Sendo um álbum pop, há, claro, um desejo de que o álbum seja, bem, popular. Mas Doja tenta abordá-lo com um senso zen de que será, será. “O que eu quero evitar é aquele monstrinho que só quer sucesso”, diz ela. “Quero me concentrar mais em: como a mixagem soa? Eu preciso mesmo desses instrumentos aqui? Preciso recortar esse verso? É como as coisas soam que faz a música valer a pena ser ouvida. Eu não seria uma artista se não me importasse, certo?” Ela acrescenta que, “Se por algum motivo um projeto meu for um pouco menos bom do que o anterior, não quero ficar revoltada e chateada com isso. Eu quero abraçar isso.”

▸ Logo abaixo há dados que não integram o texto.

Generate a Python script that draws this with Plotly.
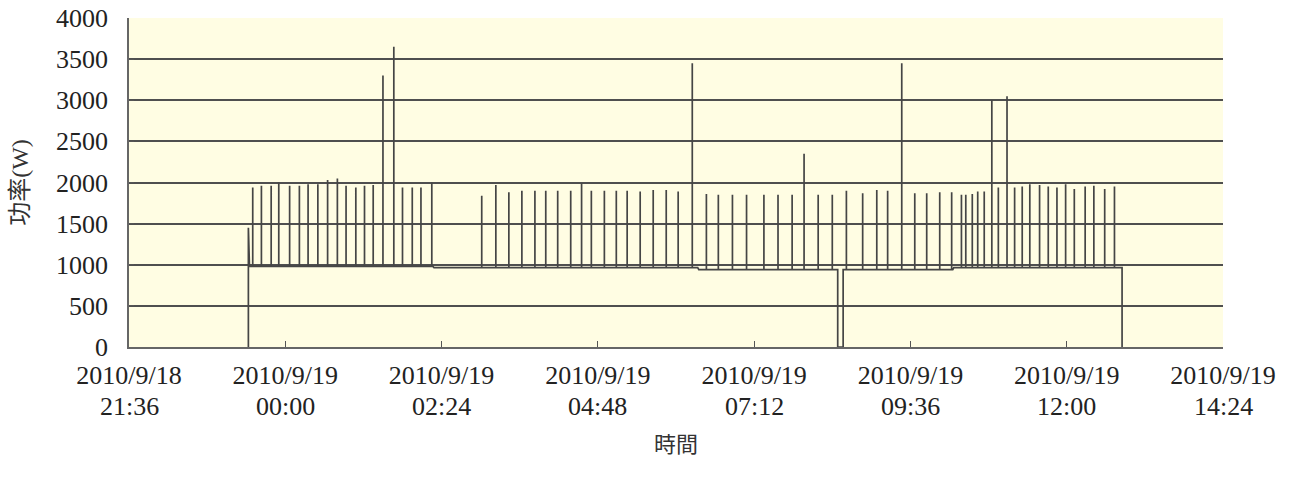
import plotly.graph_objects as go
import pandas as pd

# ---- data ----
# outline of the power trace (samples that are not spikes)
outline_time = ["2010-09-18 23:26", "2010-09-18 23:26", "2010-09-18 23:27", "2010-09-19 02:16",
                "2010-09-19 02:17", "2010-09-19 06:20", "2010-09-19 06:21", "2010-09-19 08:29",
                "2010-09-19 08:29", "2010-09-19 08:34", "2010-09-19 08:34", "2010-09-19 10:15",
                "2010-09-19 10:16", "2010-09-19 12:51", "2010-09-19 12:51"]
outline_power = [0, 1450, 980, 980, 965, 965, 940, 940, 0, 0, 940, 940, 965, 965, 0]

# short spikes (one sample each)
spike_time = ["2010-09-18 23:30", "2010-09-18 23:38", "2010-09-18 23:47", "2010-09-18 23:54",
              "2010-09-19 00:04", "2010-09-19 00:13", "2010-09-19 00:21", "2010-09-19 00:30",
              "2010-09-19 00:39", "2010-09-19 00:48", "2010-09-19 00:56", "2010-09-19 01:05",
              "2010-09-19 01:13", "2010-09-19 01:21", "2010-09-19 01:30", "2010-09-19 01:40",
              "2010-09-19 01:48", "2010-09-19 01:57", "2010-09-19 02:05", "2010-09-19 02:15",
              "2010-09-19 03:01", "2010-09-19 03:14", "2010-09-19 03:26", "2010-09-19 03:38",
              "2010-09-19 03:50", "2010-09-19 04:00", "2010-09-19 04:11", "2010-09-19 04:23",
              "2010-09-19 04:33", "2010-09-19 04:42", "2010-09-19 04:54", "2010-09-19 05:05",
              "2010-09-19 05:15", "2010-09-19 05:27", "2010-09-19 05:39", "2010-09-19 05:51",
              "2010-09-19 06:02", "2010-09-19 06:15", "2010-09-19 06:28", "2010-09-19 06:39",
              "2010-09-19 06:52", "2010-09-19 07:05", "2010-09-19 07:21", "2010-09-19 07:34",
              "2010-09-19 07:47", "2010-09-19 07:58", "2010-09-19 08:11", "2010-09-19 08:24",
              "2010-09-19 08:37", "2010-09-19 08:52", "2010-09-19 09:05", "2010-09-19 09:15",
              "2010-09-19 09:28", "2010-09-19 09:40", "2010-09-19 09:51", "2010-09-19 10:03",
              "2010-09-19 10:14", "2010-09-19 10:23", "2010-09-19 10:27", "2010-09-19 10:33",
              "2010-09-19 10:38", "2010-09-19 10:44", "2010-09-19 10:51", "2010-09-19 10:57",
              "2010-09-19 11:05", "2010-09-19 11:12", "2010-09-19 11:19", "2010-09-19 11:26",
              "2010-09-19 11:35", "2010-09-19 11:43", "2010-09-19 11:51", "2010-09-19 11:59",
              "2010-09-19 12:07", "2010-09-19 12:17", "2010-09-19 12:25", "2010-09-19 12:35",
              "2010-09-19 12:44"]
spike_power = [1940, 1960, 1960, 2000,
               1960, 1960, 1980, 1980,
               2030, 2050, 1960, 1940,
               1960, 1970, 3300, 3650,
               1940, 1940, 1940, 2000,
               1840, 1970, 1880, 1900,
               1900, 1900, 1900, 1900,
               1990, 1900, 1900, 1900,
               1900, 1890, 1910, 1910,
               1890, 3450, 1860, 1850,
               1850, 1850, 1850, 1850,
               1850, 2350, 1850, 1850,
               1900, 1870, 1910, 1900,
               3450, 1870, 1870, 1880,
               1880, 1850, 1850, 1860,
               1890, 1890, 3000, 1940,
               3050, 1940, 1950, 1980,
               1970, 1950, 1940, 1980,
               1920, 1950, 1960, 1920,
               1950]

tick_values = ["2010-09-18 21:36", "2010-09-19 00:00", "2010-09-19 02:24", "2010-09-19 04:48",
               "2010-09-19 07:12", "2010-09-19 09:36", "2010-09-19 12:00", "2010-09-19 14:24"]
tick_dates = ["2010/9/18", "2010/9/19", "2010/9/19", "2010/9/19",
              "2010/9/19", "2010/9/19", "2010/9/19", "2010/9/19"]
tick_clock = ["21:36", "00:00", "02:24", "04:48", "07:12", "09:36", "12:00", "14:24"]

y_ticks = [0, 500, 1000, 1500, 2000, 2500, 3000, 3500, 4000]

# ---- build the trace ----
out_df = pd.DataFrame({"t": pd.to_datetime(outline_time), "w": outline_power})
rows = [(t, w, i * 3) for i, (t, w) in enumerate(zip(out_df["t"], out_df["w"]))]
for st, sp in zip(pd.to_datetime(spike_time), spike_power):
    prev = out_df[out_df["t"] <= st]
    base = prev["w"].iloc[-1]
    rows += [(st, base, 0), (st, sp, 1), (st, base, 2)]
df = pd.DataFrame(rows, columns=["t", "w", "o"]).sort_values(["t", "o"], kind="stable")
df = df.reset_index(drop=True)

serif = "Liberation Serif, Times New Roman, Noto Sans CJK TC, serif"

fig = go.Figure()
fig.add_trace(go.Scatter(x=df["t"], y=df["w"], mode="lines",
                         line=dict(color="#454545", width=1.7), showlegend=False,
                         hoverinfo="skip"))

for tv, tc in zip(tick_values, tick_clock):
    fig.add_annotation(x=tv, xref="x", y=0, yref="paper", yanchor="middle",
                       yshift=-59, text=tc, showarrow=False,
                       font=dict(family=serif, size=26, color="#222222"))

fig.update_layout(
    width=1292, height=486,
    margin=dict(l=129, r=69, t=18, b=139, autoexpand=False),
    paper_bgcolor="white", plot_bgcolor="#FFFDE3",
    xaxis=dict(type="date", range=[tick_values[0], tick_values[-1]],
               tickvals=tick_values, ticktext=tick_dates, automargin=False,
               ticks="inside", ticklen=6, tickcolor="#555555", tickwidth=1,
               showgrid=False, showline=True, linecolor="#666666", linewidth=1.5,
               ticklabelstandoff=4, ticklabeloverflow="allow",
               tickfont=dict(family=serif, size=26, color="#222222"),
               title=dict(text="時間", standoff=48,
                          font=dict(family="Noto Sans CJK TC, sans-serif", size=22, color="#333333"))),
    yaxis=dict(range=[0, 4000], tickvals=y_ticks, ticks="inside", ticklen=5, automargin=False,
               tickcolor="#555555", showgrid=True, gridcolor="#4f4f4f", gridwidth=1.6,
               showline=True, linecolor="#666666", linewidth=1.5, zeroline=False,
               ticklabelstandoff=14, ticklabeloverflow="allow",
               tickfont=dict(family=serif, size=26, color="#222222"),
               title=dict(text="功率(W)", standoff=21,
                          font=dict(family=serif, size=24, color="#333333"))),
)

fig.write_html("out.html", config={"displayModeBar": False},
               post_script="document.body.style.margin='0';document.body.style.overflow='hidden';")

Parte disso tem a ver com o foco na autenticidade e na qualidade, em vez de opiniões externas. “O Spotify não melhora o som da música”, diz ela. “A Apple não melhora o som da música. A Billboard não melhora o som da música. As pessoas dizendo ‘Isso é bom’ não significa que seja bom.” É uma mentalidade que reflete uma artista mais focada em significado do que em métricas — em criar algo que seja agradável, em vez de simplesmente ter um bom desempenho nas paradas. Nesse sentido, Vie é menos uma reinvenção do que uma recuperação: do som, do espírito, de si mesma. Ao longo das muitas vidas que viveu — dentro e fora da fama — Doja nunca seguiu um caminho reto, ziguezagueando entre personas, estéticas e estados de espírito com agilidade felina. Desta vez, porém, ela não está apenas saltando para uma nova forma. Ela está incorporando o passado ao presente, honrando cada versão de si mesma que a trouxe até aqui. Vie não significa apenas “vida” em francês. É um lembrete de que Doja ainda tem muito mais pela frente.